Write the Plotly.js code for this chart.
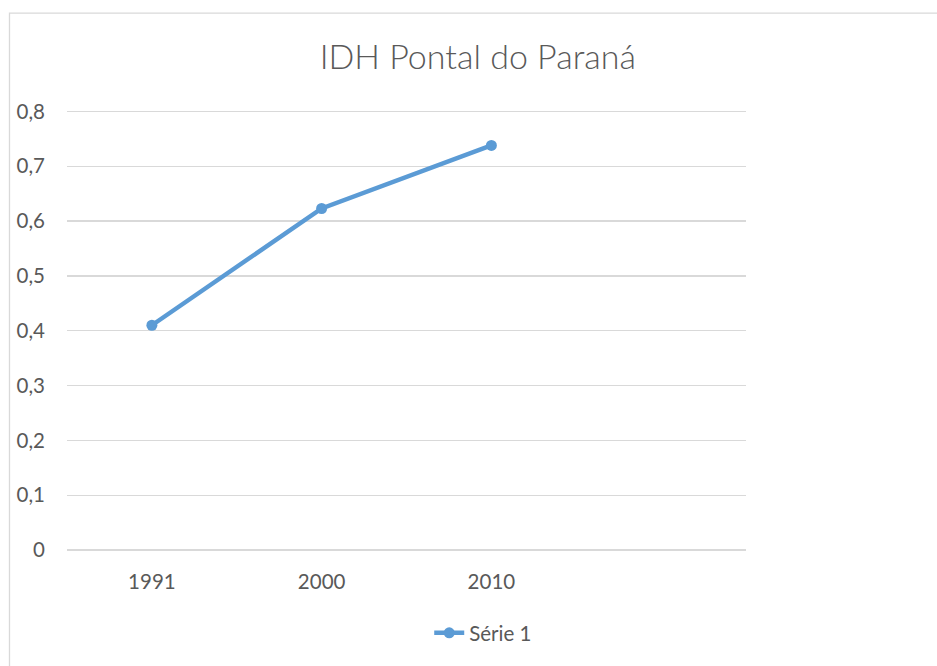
<!DOCTYPE html>
<html>
<head>
<meta charset="utf-8">
<script src="https://cdn.plot.ly/plotly-3.0.1.min.js"></script>
<style>
html,body{margin:0;padding:0;background:#fff;}
#chart{width:937px;height:666px;}
</style>
</head>
<body>
<div id="chart"></div>
<script>
const categories = ["1991", "2000", "2010"];
const values = [0.410, 0.623, 0.738];
const seriesName = "Série 1";
const chartTitle = "IDH Pontal do Paraná";
const yTicks = [0, 0.1, 0.2, 0.3, 0.4, 0.5, 0.6, 0.7, 0.8];

const xIdx = categories.map((c, i) => i);

const trace = {
  x: xIdx,
  y: values,
  type: "scatter",
  mode: "lines+markers",
  name: seriesName,
  line: {color: "#5B9BD5", width: 4.5},
  marker: {color: "#5B9BD5", size: 11},
  cliponaxis: false
};

const layout = {
  width: 937,
  height: 666,
  margin: {l: 67, r: 191, t: 105.5, b: 116},
  paper_bgcolor: "#fff",
  plot_bgcolor: "#fff",
  separators: ",.",
  font: {family: "Lato, 'Open Sans', sans-serif", color: "#595959", size: 20.5},
  title: {
    text: chartTitle,
    font: {family: "Lato, 'Open Sans', sans-serif", size: 34, color: "#595959", weight: 300},
    xref: "paper", x: 0.605, xanchor: "center",
    yref: "container", y: 0.914, yanchor: "middle"
  },
  xaxis: {
    range: [-0.5, 3.5],
    tickvals: xIdx,
    ticktext: categories,
    showgrid: false,
    zeroline: false,
    showline: false,
    ticks: "",
    ticklen: 0,
    ticklabelstandoff: 17,
    tickfont: {size: 20.5, color: "#595959"},
    fixedrange: true
  },
  yaxis: {
    range: [0, 0.81],
    tickvals: yTicks,
    tickformat: ".1~f",
    showgrid: true,
    gridcolor: "#d9d9d9",
    gridwidth: 1.3,
    zeroline: true,
    zerolinecolor: "#d9d9d9",
    zerolinewidth: 1.3,
    showline: false,
    ticks: "",
    ticklabelstandoff: 21,
    tickfont: {size: 20.5, color: "#595959"},
    fixedrange: true
  },
  showlegend: true,
  legend: {
    orientation: "h",
    x: 0.613, xanchor: "center",
    yref: "container",
    y: 1 - 633 / 666, yanchor: "middle",
    font: {size: 20.5, color: "#595959"}
  },
  shapes: [{
    type: "rect",
    xref: "paper", yref: "paper",
    x0: (9.5 - 67) / 679, x1: 2,
    y0: -1, y1: (550 - 12.5) / 444.5,
    line: {color: "#d9d9d9", width: 1.3},
    fillcolor: "rgba(0,0,0,0)",
    layer: "below"
  }]
};

Plotly.newPlot("chart", [trace], layout, {displayModeBar: false, staticPlot: true});
</script>
</body>
</html>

Requirements:
Write the full listing out again with every line unchanged, but include no pictures.

Result of the exercise:
Write the Plotly.js code for this chart.
<!DOCTYPE html>
<html>
<head>
<meta charset="utf-8">
<script src="https://cdn.plot.ly/plotly-3.0.1.min.js"></script>
<style>
html,body{margin:0;padding:0;background:#fff;}
#chart{width:937px;height:666px;}
</style>
</head>
<body>
<div id="chart"></div>
<script>
const categories = ["1991", "2000", "2010"];
const values = [0.410, 0.623, 0.738];
const seriesName = "Série 1";
const chartTitle = "IDH Pontal do Paraná";
const yTicks = [0, 0.1, 0.2, 0.3, 0.4, 0.5, 0.6, 0.7, 0.8];

const xIdx = categories.map((c, i) => i);

const trace = {
  x: xIdx,
  y: values,
  type: "scatter",
  mode: "lines+markers",
  name: seriesName,
  line: {color: "#5B9BD5", width: 4.5},
  marker: {color: "#5B9BD5", size: 11},
  cliponaxis: false
};

const layout = {
  width: 937,
  height: 666,
  margin: {l: 67, r: 191, t: 105.5, b: 116},
  paper_bgcolor: "#fff",
  plot_bgcolor: "#fff",
  separators: ",.",
  font: {family: "Lato, 'Open Sans', sans-serif", color: "#595959", size: 20.5},
  title: {
    text: chartTitle,
    font: {family: "Lato, 'Open Sans', sans-serif", size: 34, color: "#595959", weight: 300},
    xref: "paper", x: 0.605, xanchor: "center",
    yref: "container", y: 0.914, yanchor: "middle"
  },
  xaxis: {
    range: [-0.5, 3.5],
    tickvals: xIdx,
    ticktext: categories,
    showgrid: false,
    zeroline: false,
    showline: false,
    ticks: "",
    ticklen: 0,
    ticklabelstandoff: 17,
    tickfont: {size: 20.5, color: "#595959"},
    fixedrange: true
  },
  yaxis: {
    range: [0, 0.81],
    tickvals: yTicks,
    tickformat: ".1~f",
    showgrid: true,
    gridcolor: "#d9d9d9",
    gridwidth: 1.3,
    zeroline: true,
    zerolinecolor: "#d9d9d9",
    zerolinewidth: 1.3,
    showline: false,
    ticks: "",
    ticklabelstandoff: 21,
    tickfont: {size: 20.5, color: "#595959"},
    fixedrange: true
  },
  showlegend: true,
  legend: {
    orientation: "h",
    x: 0.613, xanchor: "center",
    yref: "container",
    y: 1 - 633 / 666, yanchor: "middle",
    font: {size: 20.5, color: "#595959"}
  },
  shapes: [{
    type: "rect",
    xref: "paper", yref: "paper",
    x0: (9.5 - 67) / 679, x1: 2,
    y0: -1, y1: (550 - 12.5) / 444.5,
    line: {color: "#d9d9d9", width: 1.3},
    fillcolor: "rgba(0,0,0,0)",
    layer: "below"
  }]
};

Plotly.newPlot("chart", [trace], layout, {displayModeBar: false, staticPlot: true});
</script>
</body>
</html>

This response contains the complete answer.